Kepala plontos, lengkap dengan celana jeans ketat, sepatu hitam, dan kemeja bener-bener sudah mengubah Shaun yang selama ini hanya anak 12 tahun yang terlihat dungu menjadi Shaun anggota skinhead yang lebih dewasa. Sejak saat itu, Shaun melewati hari-harinya yang baru bersama Woody dan kawan-kawan. Shaun bisa akur dengan mereka juga karena Woody dan gengnya bukan tipikal anak-anak berandalan yang nakal, tapi malah kebalikannya, mereka geng yang “sopan”. Woody sendiri adalah anak yang baik, yang selalu menjaga Shaun, tidak suka klo teman barunya itu dijahili. Maka bersama dengan Woody, Shaun lebih bahagia, ceria, dan menemukan pengalaman-pengalaman baru, termasuk kisah roman dengan Smell, gadis yang lebih tua darinya.

Film ini sanggup berbicara banyak lewat cerita yang berbeda  dengan mengungkap isu rasial sampai isu kehidupan sosial. Lewat kehidupan Shaun yang sederhana dan sudut pandang anak berumur 12 tahun ini, mata gw jadi lebih terbuka akan sebuah arti persahabatan dan pertemanan. Shaun dan komunitas kecil yang dipimpin oleh Woody, memperlihatkan kisah inspiratif, klo geng tidak selalu “bandel” namun bisa juga bertingkah sopan walau dandanan mereka tidak biasa. Karena mereka tetap hanyalah anak-anak namun tumbuh dengan citarasa style yang berbeda dan rasa friendship yang kuat.

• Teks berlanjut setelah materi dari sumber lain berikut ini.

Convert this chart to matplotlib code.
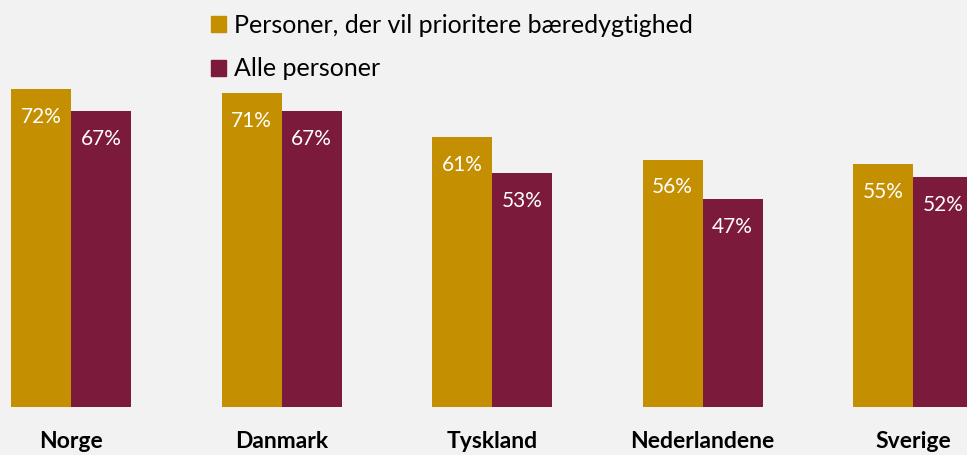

Film ini juga menjadi tambah menarik- yang membuat gw semakin suka, dengan penuturan plot yang tidak berbelit-belit, alur yang mengalir baik dan terjaga sampai akhir. Ditambah dengan karakter-karakter keren dengan keunikan masing-masing yang dibawakan dengan briliant oleh para aktornya. Tokoh Shaun yang menjadi main character disini bener-bener menjadi pusat perhatian, dengan akting yang bagi gw pantas diberi 2 jempol, apalagi gw selalu suka dan ingat bagaimana dia tertawa dengan suara yang khas.

Dengan mengangkat isu rasial, tak pelak memang jika film ini dinilai film yang rasis. Namun sekali lagi kembali pada bagaimana kita masing-masing individu menilai film ini. Bagi gw poin dari film ini adalah mengajak kita untuk melihat  apa yang sebenernya terjadi dan memahami tingkah pola setiap karakternya bukan menghakimi mereka karena bersikap rasis. Toh setiap karakter di film ini mengajarkan kita untuk bersikap terhadap isu rasis dan sosial dengan cara mereka masing-masing.

Well, gw bener-bener menyukai film ini dari semua segi yang ditawarkan, cerita dan segala sisipan pesan moralnya, tokoh dan karakter yang unik, dan atmosfir film yang membuat nyaman untuk ditonton. Secara keseluruhan, ini merupakan karya yang hebat dari sutradara Shane Meadows, dan tontonan yang patut direkomendasikan. Enjoy Then!!